My weblog ELECTRON BLUE, which concentrated on science and mathematics, ran from 2004-2008. It is no longer being updated. My current blog, which is more art-related, is here.

Mon, 19 Jul, 2004

Like trying to cut the lawn with a scissors

After learning to find the common logarithm of a number in the tables of my 1958 book, I'm now learning to interpolate between logarithm entries to find the log of a number that is between the integers they cite in the table. There's a four-stage process to this which is too tedious to relate here. It's done in reverse to find the antilogarithm, or the number that's associated with the logarithm.
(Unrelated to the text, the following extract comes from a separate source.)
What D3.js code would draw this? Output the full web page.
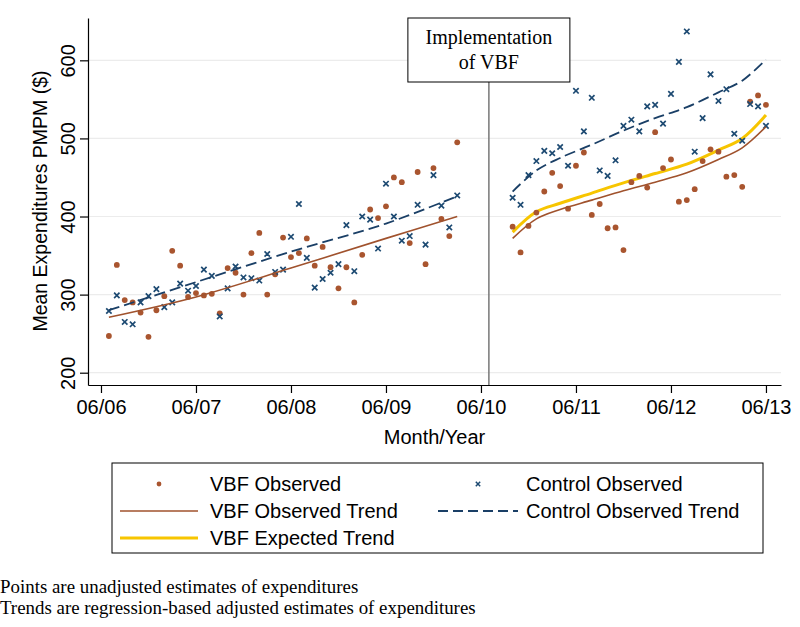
<!DOCTYPE html>
<html>
<head>
<meta charset="utf-8">
<script src="https://cdn.jsdelivr.net/npm/d3@7"></script>
<style>
  html, body { margin: 0; padding: 0; background: #fff; }
  svg { display: block; }
</style>
</head>
<body>
<svg id="chart" width="800" height="627"></svg>
<script>
// ---------------- data ----------------
// month index: 0 = June 2006
const xTickMonths = [0, 12, 24, 36, 48, 60, 72, 84];
const xTickLabels = ["06/06", "06/07", "06/08", "06/09", "06/10", "06/11", "06/12", "06/13"];
const yTicks = [200, 300, 400, 500, 600];

const preFirstMonth = 1;   // July 2006
const postFirstMonth = 52; // October 2010
const implementationMonth = 49; // July 2010

const vbfPre = [247, 338, 293, 290, 277, 246, 280, 298, 356, 337, 297, 302, 299, 301, 276, 334,
  328, 300, 353, 379, 300, 326, 373, 348, 353, 372, 337, 361, 335, 308, 335, 290, 351, 409, 398,
  413, 450, 444, 366, 457, 339, 462, 397, 375, 495];
const controlPre = [279, 299, 265, 262, 290, 298, 307, 284, 290, 314, 305, 311, 332, 324, 272, 308,
  336, 322, 321, 318, 352, 329, 332, 374, 416, 347, 309, 320, 328, 339, 389, 330, 400, 396, 359,
  442, 400, 369, 375, 415, 364, 453, 414, 386, 427];
const vbfPost = [387, 354, 388, 405, 432, 456, 439, 410, 465, 482, 402, 416, 385, 386, 357, 444,
  452, 437, 508, 462, 473, 419, 421, 435, 471, 486, 483, 451, 453, 438, 547, 555, 543];
const controlPost = [424, 415, 453, 471, 484, 481, 489, 465, 561, 509, 552, 459, 452, 472, 516, 524,
  509, 541, 543, 519, 557, 598, 637, 483, 526, 582, 548, 563, 506, 497, 544, 541, 516];

// trend lines read at selected months
const preTrendMonths = [1, 12, 24, 36, 45];
const vbfPreTrend = [271, 297, 334, 372, 400];
const controlPreTrend = [280, 316, 355, 391, 426];
const postTrendMonths = [52, 55, 58, 62, 66, 70, 74, 78, 81, 84];
const controlPostTrend = [432, 459, 475, 492, 510, 526, 540, 559, 574, 601];
const vbfPostTrend = [372, 397, 409, 421, 433, 444, 456, 473, 488, 515];
const vbfExpectedTrend = [380, 406, 417, 430, 443, 455, 467, 485, 500, 530];

// ---------------- styles ----------------
const C_VBF = "#a9552f";
const C_CTRL = "#1d4a72";
const C_VBF_LINE = "#a0522d";
const C_CTRL_LINE = "#1a3f66";
const C_EXP = "#f7c500";
const SANS = "'Liberation Sans', Arial, sans-serif";
const SERIF = "'Liberation Serif', 'Times New Roman', serif";

const svg = d3.select("#chart");
svg.append("rect").attr("width", 800).attr("height", 627).attr("fill", "#fff");

const x = d3.scaleLinear().domain([-1.64, 85.9]).range([88, 781]);
const y = d3.scaleLinear().domain([184.25, 654.2]).range([385, 18]);

// gridlines
svg.append("g").selectAll("line").data(yTicks).join("line")
  .attr("x1", 88).attr("x2", 781)
  .attr("y1", d => y(d)).attr("y2", d => y(d))
  .attr("stroke", "#ececec").attr("stroke-width", 1.2);

// axes
const yAxis = d3.axisLeft(y).tickValues(yTicks).tickSize(8).tickSizeOuter(0).tickFormat(d3.format("d"));
const gy = svg.append("g").attr("transform", "translate(88,0)").call(yAxis);
gy.select(".domain").attr("stroke", "#000").attr("stroke-width", 1.2);
gy.selectAll(".tick line").attr("stroke", "#000").attr("stroke-width", 1.2);
gy.selectAll(".tick text").remove();
gy.selectAll(".tick").append("text")
  .attr("transform", "translate(-13,0) rotate(-90)")
  .attr("text-anchor", "middle")
  .attr("font-family", SANS).attr("font-size", 20).attr("fill", "#000")
  .text(d => d);

const xAxis = d3.axisBottom(x).tickValues(xTickMonths).tickSize(8).tickSizeOuter(0)
  .tickFormat((d, i) => xTickLabels[i]);
const gx = svg.append("g").attr("transform", "translate(0,385)").call(xAxis);
gx.select(".domain").attr("stroke", "#000").attr("stroke-width", 1.2);
gx.selectAll(".tick line").attr("stroke", "#000").attr("stroke-width", 1.2);
gx.selectAll(".tick text").attr("font-family", SANS).attr("font-size", 20)
  .attr("fill", "#000").attr("dy", "0.71em").attr("y", 15);

// axis titles
svg.append("text").attr("x", 434.5).attr("y", 444).attr("text-anchor", "middle")
  .attr("font-family", SANS).attr("font-size", 20).text("Month/Year");
svg.append("text").attr("transform", "translate(47,201) rotate(-90)").attr("text-anchor", "middle")
  .attr("font-family", SANS).attr("font-size", 19.5).text("Mean Expenditures PMPM ($)");

// implementation line + box
svg.append("line").attr("x1", x(implementationMonth)).attr("x2", x(implementationMonth))
  .attr("y1", 82).attr("y2", 385).attr("stroke", "#777").attr("stroke-width", 1.5);
svg.append("rect").attr("x", x(implementationMonth) - 81).attr("y", 18).attr("width", 162).attr("height", 64)
  .attr("fill", "#fff").attr("stroke", "#000").attr("stroke-width", 1);
svg.append("text").attr("x", x(implementationMonth)).attr("y", 44).attr("text-anchor", "middle")
  .attr("font-family", SERIF).attr("font-size", 20).text("Implementation");
svg.append("text").attr("x", x(implementationMonth)).attr("y", 69).attr("text-anchor", "middle")
  .attr("font-family", SERIF).attr("font-size", 20).text("of VBF");

// series helpers
const toPts = (vals, start) => vals.map((v, i) => ({ m: start + i, v }));
const toKnots = (months, vals) => months.map((m, i) => ({ m, v: vals[i] }));
const line = d3.line().x(d => x(d.m)).y(d => y(d.v)).curve(d3.curveCatmullRom.alpha(0.5));

function drawLine(data, color, width, dash) {
  svg.append("path").datum(data).attr("d", line).attr("fill", "none")
    .attr("stroke", color).attr("stroke-width", width)
    .attr("stroke-dasharray", dash || null);
}
drawLine(toKnots(postTrendMonths, vbfExpectedTrend), C_EXP, 3);

function drawDots(data) {
  svg.append("g").selectAll("circle").data(data).join("circle")
    .attr("cx", d => x(d.m)).attr("cy", d => y(d.v)).attr("r", 2.9).attr("fill", C_VBF);
}
function drawX(data) {
  const s = 2.7;
  svg.append("g").selectAll("path").data(data).join("path")
    .attr("d", d => {
      const cx = x(d.m), cy = y(d.v);
      return `M${cx - s},${cy - s}L${cx + s},${cy + s}M${cx - s},${cy + s}L${cx + s},${cy - s}`;
    })
    .attr("stroke", C_CTRL).attr("stroke-width", 1.7).attr("fill", "none");
}
drawDots(toPts(vbfPre, preFirstMonth));
drawDots(toPts(vbfPost, postFirstMonth));
drawX(toPts(controlPre, preFirstMonth));
drawX(toPts(controlPost, postFirstMonth));

drawLine(toKnots(preTrendMonths, vbfPreTrend), C_VBF_LINE, 1.6);
drawLine(toKnots(postTrendMonths, vbfPostTrend), C_VBF_LINE, 1.6);
drawLine(toKnots(preTrendMonths, controlPreTrend), C_CTRL_LINE, 1.8, "11,5");
drawLine(toKnots(postTrendMonths, controlPostTrend), C_CTRL_LINE, 1.8, "11,5");

// legend
const lg = svg.append("g");
lg.append("rect").attr("x", 112).attr("y", 463).attr("width", 651).attr("height", 90)
  .attr("fill", "#fff").attr("stroke", "#000").attr("stroke-width", 1);
const legendItems = [
  { label: "VBF Observed", type: "dot", col: 0, row: 0 },
  { label: "Control Observed", type: "x", col: 1, row: 0 },
  { label: "VBF Observed Trend", type: "solid", col: 0, row: 1 },
  { label: "Control Observed Trend", type: "dash", col: 1, row: 1 },
  { label: "VBF Expected Trend", type: "yellow", col: 0, row: 2 }
];
const colSym = [[120, 198], [438, 518]];
const colText = [210, 526];
const rowY = [484, 511, 538];
legendItems.forEach(it => {
  const [a, b] = colSym[it.col];
  const cy = rowY[it.row];
  const cx = (a + b) / 2;
  if (it.type === "dot") {
    lg.append("circle").attr("cx", cx).attr("cy", cy).attr("r", 2.4).attr("fill", C_VBF);
  } else if (it.type === "x") {
    const s = 2.2;
    lg.append("path").attr("d", `M${cx - s},${cy - s}L${cx + s},${cy + s}M${cx - s},${cy + s}L${cx + s},${cy - s}`)
      .attr("stroke", C_CTRL).attr("stroke-width", 1.5);
  } else if (it.type === "solid") {
    lg.append("line").attr("x1", a).attr("x2", b).attr("y1", cy).attr("y2", cy)
      .attr("stroke", C_VBF_LINE).attr("stroke-width", 1.6);
  } else if (it.type === "dash") {
    lg.append("line").attr("x1", a).attr("x2", b).attr("y1", cy).attr("y2", cy)
      .attr("stroke", C_CTRL_LINE).attr("stroke-width", 1.8).attr("stroke-dasharray", "10,5");
  } else {
    lg.append("line").attr("x1", a).attr("x2", b).attr("y1", cy).attr("y2", cy)
      .attr("stroke", C_EXP).attr("stroke-width", 3);
  }
  lg.append("text").attr("x", colText[it.col]).attr("y", cy).attr("dy", "0.36em")
    .attr("font-family", SANS).attr("font-size", 20).text(it.label);
});

// notes
svg.append("text").attr("x", 0).attr("y", 593).attr("font-family", SERIF).attr("font-size", 18.9)
  .text("Points are unadjusted estimates of expenditures");
svg.append("text").attr("x", 0).attr("y", 614).attr("font-family", SERIF).attr("font-size", 18.9)
  .text("Trends are regression-based adjusted estimates of expenditures");
</script>
</body>
</html>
Of course, nowadays, you just look up the damn number on the calculator. Which brings me to a peculiar matter of practice when using the 1958 book. In 1958, no one had hand calculators. They had slide rules, or nothing but pencil and paper. I don't have a slide rule. When I started working with the 1958 book, I asked the question: should I do the problems in 1958 without a calculator, since students in those days didn't have them? Perhaps, for the sake of authenticity, I should work only with the tools that the students in 1958 had. For some of the subjects, such as polynomials, I didn't need a calculator. But when the answers were numbers, calculating was necessary, and I quickly realized that if I spent my time working all these multiplications and divisions out on paper, it would take me a long, long time. Not to mention that it would drive me crazy. So I used my calculator, a futuristic gadget solving problems from 46 years ago that were meant for guys with slide rules, or lots and lots of patience and time. So much for authenticity.

Even so, my style of doing math tends towards the stepwise, detailed, and sequential. I'll do all the problems in a set rather than skipping them as I used to when I was in school. I don't know whether this is the right way to do math. For all I know, the geniusboys who learn calculus on their own at age 11 do only two or three of the problems in a set, or perhaps none at all. If I had as much talent and energy as those young mathletes, I'd already be doing differential equations, rather than picking my way through logarithms.

When I do my math (or physics), I am approaching a vast field with a tiny little focus. When I read the weblogs or articles or biographies of scientists and mathematicians twenty years younger than I, they already know more about math, physics, and computer programming than I will ever know. It does not console me that I know more about art and how to draw and paint than they do. There is no comparison in power and complexity or knowledge and craft. If I look too far ahead, I feel overwhelmed, and have no idea where to go or what to do next. That's why I keep my focus low and small; this way at least I can do something. Doing those problems, one after another, is like trying to cut a lawn using a scissors.

I can't help wondering. Will I ever really get to calculus? Will I learn more than Newton's laws of motion? Will I ever learn to do even the simplest computer programming? Will I ever do a physics experiment, even the kind that kids do in middle school? (I never got to do anything like that in school.) And don't even let me think about WHY I'm doing this. Ambition isn't a pretty thing, especially in a lady of a "certain age." And if I think about what use I could possibly put this study to, that's even more dispiriting, because there probably isn't any use for it. So it's better not to think about it, and go on snipping, one little green problem at a time.